It’s been nearly three years since politicians across the country locked down America’s K-12 government schools in March 2020 as part of an unprecedented effort to “slow the spread” of a pandemic, and two-and-a-half years since a relative handful of power-hungry union bosses campaigned successfully to block the fall 2020 reopening of schools in the vast majority of our nation’s school districts.
The enormous cost of the lengthy lockdowns is still being tallied.
At the end of last year, for example, Stanford University economist Eric Hanushek, who specializes in education matters, published an analysis assessing the long-term consequences of the substantial declines in the average student’s scores on the National Assessment of Educational Progress (NAEP) math and reading tests from 2019 to 2022.
On average, 8th graders’ NAEP math scores dropped by eight points.This was the largest decline ever in the decades-old history of the test. And unless education policymakers can figure out a way to help students make up for this learning loss over the next few years, it will result in an estimated reduction of their lifetime earnings by 5.6% Over the course of the remainder of the 21st Century, that would translate into a cumulative earnings loss of as much as $28 trillion.
School lockdowns that in many cases went on for longer than an academic year are not the only reason the COVID-19 years turned into an educational disaster for the U.S. But there is ample evidence that the lockdowns greatly exacerbated math learning losses in state after state and school district after school district.
Recent assessments also show schoolchildren in Big Labor-dominated districts who were already struggling pre-COVID suffered disproportionately from the lockdowns.
That’s why, as distressing as it is, it’s not surprising that, by 2022, according to a recent report issued by the Illinois Department of Education, there were dozens of Chicago schools with exactly zero students demonstrating proficiency in either math or reading!

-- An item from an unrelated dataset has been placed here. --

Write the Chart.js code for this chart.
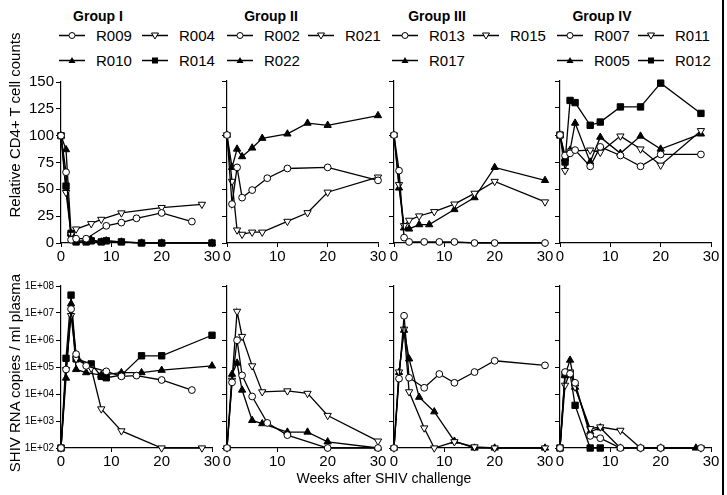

And vast numbers of American teenagers apparently completely gave up on formal education during the pandemic years. A February 18 Wall Street Journal editorial cited a study showing that roughly 240,000 students who left public schools in 21 states since the 2019-20 academic year “can’t be accounted for”!
Fortunately, the massive projected lifetime earnings losses for today’s schoolchildren as a consequence of COVID-19 and the extended school lockdowns that came in its wake are not inevitable. As Hanushek acknowledges, if schools in the future do a significantly better job at helping children learn than they did before the pandemic, then the grim economic scenario he envisions can be averted.

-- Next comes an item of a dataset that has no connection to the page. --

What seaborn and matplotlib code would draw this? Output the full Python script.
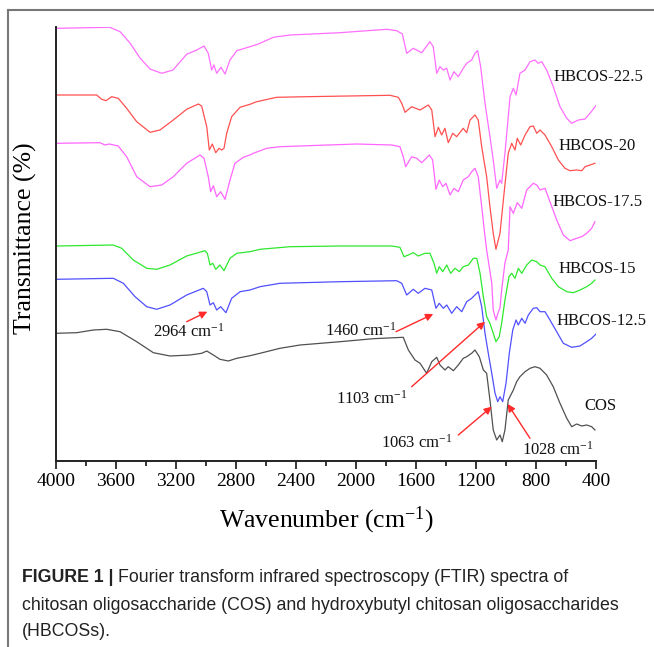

How can elected officials make schools more effective? Union-label politicians like Vermont U.S. Sen. Bernie Sanders claim they know. Sanders recently introduced legislation that would hike federal taxes to pay for a $450 billion, 10-year increase in the already huge pot of money Uncle Sam sends to state and local government schools with the putative goal of giving Americans “the best education system in the world.”
But the reality is the “correlation between funding and school quality is extremely weak.” As one careful analysis by a team of Harvard and Stanford researchers concluded: “On average, an additional $1000 in per pupil spending is associated with an annual gain in achievement of one-tenth of 1 percent of a standard deviation. But that trivial amount is of no statistical or substantive significance.”

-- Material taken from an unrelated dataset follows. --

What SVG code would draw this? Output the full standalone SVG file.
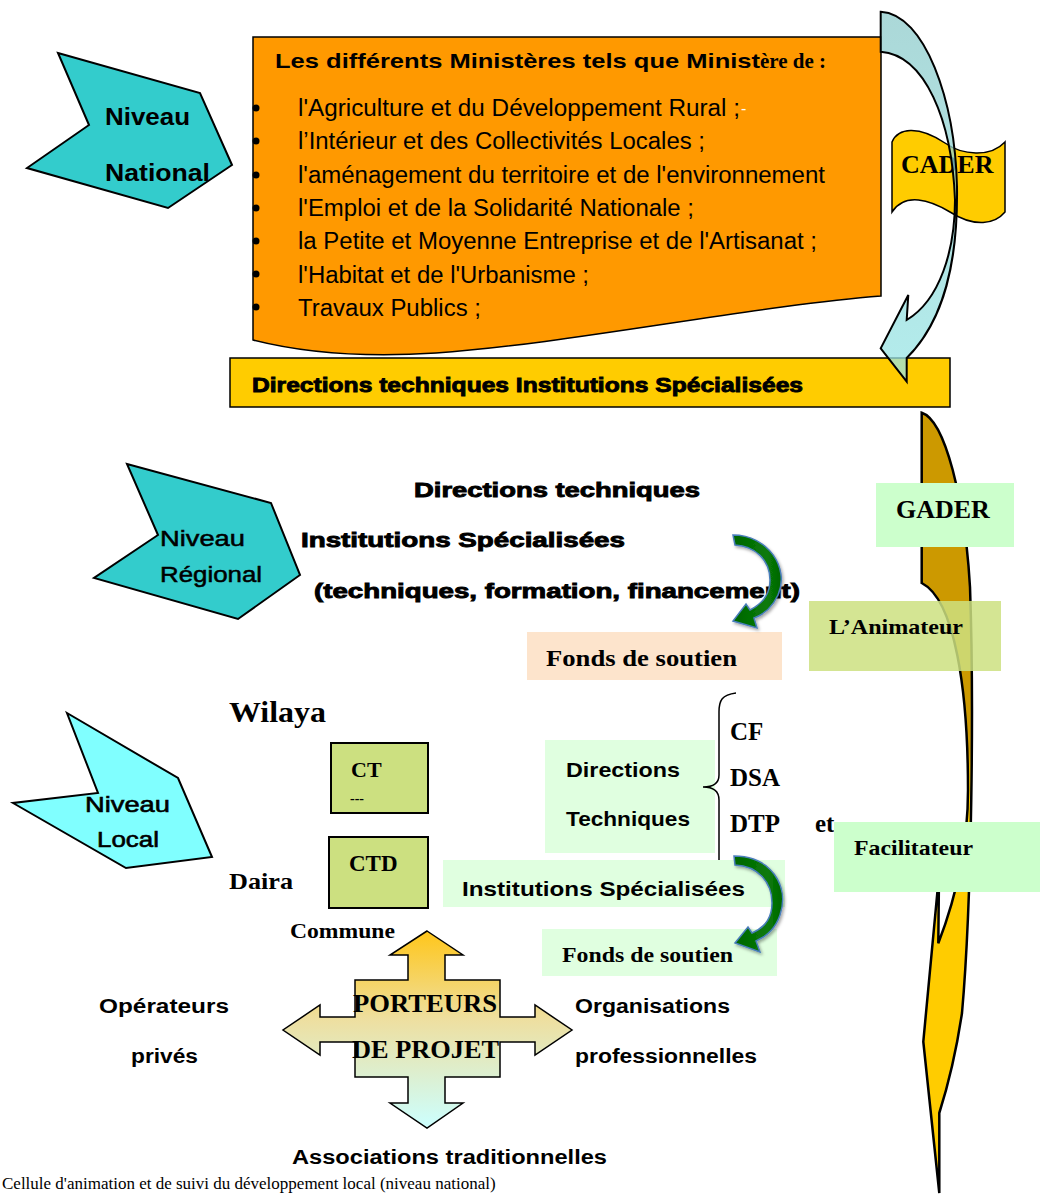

Real gains of a magnitude great enough to make up for the COVID-19 learning-loss disaster are possible, but they are only likely to happen if elected officials in state after state find the courage and wisdom to roll back substantially or better yet repeal state laws handing government union bosses monopoly-bargaining power over how educators are managed and compensated.
As a landmark 2018 paper coauthored by economists Stan Liebowitz and Matthew Kelly (the latter was a research fellow at the time) found, union legal privileges, political clout, and other closely related factors have a “substantial and statistically negative relationship with student achievement.”
It has long been clear that removal of teacher union bosses’ government-granted power to codetermine with elected officials and their appointees how public schools are run should be the principal objective of education reformers in America. But the urgency of this reform has become far greater since the 2020-22 educational catastrophe.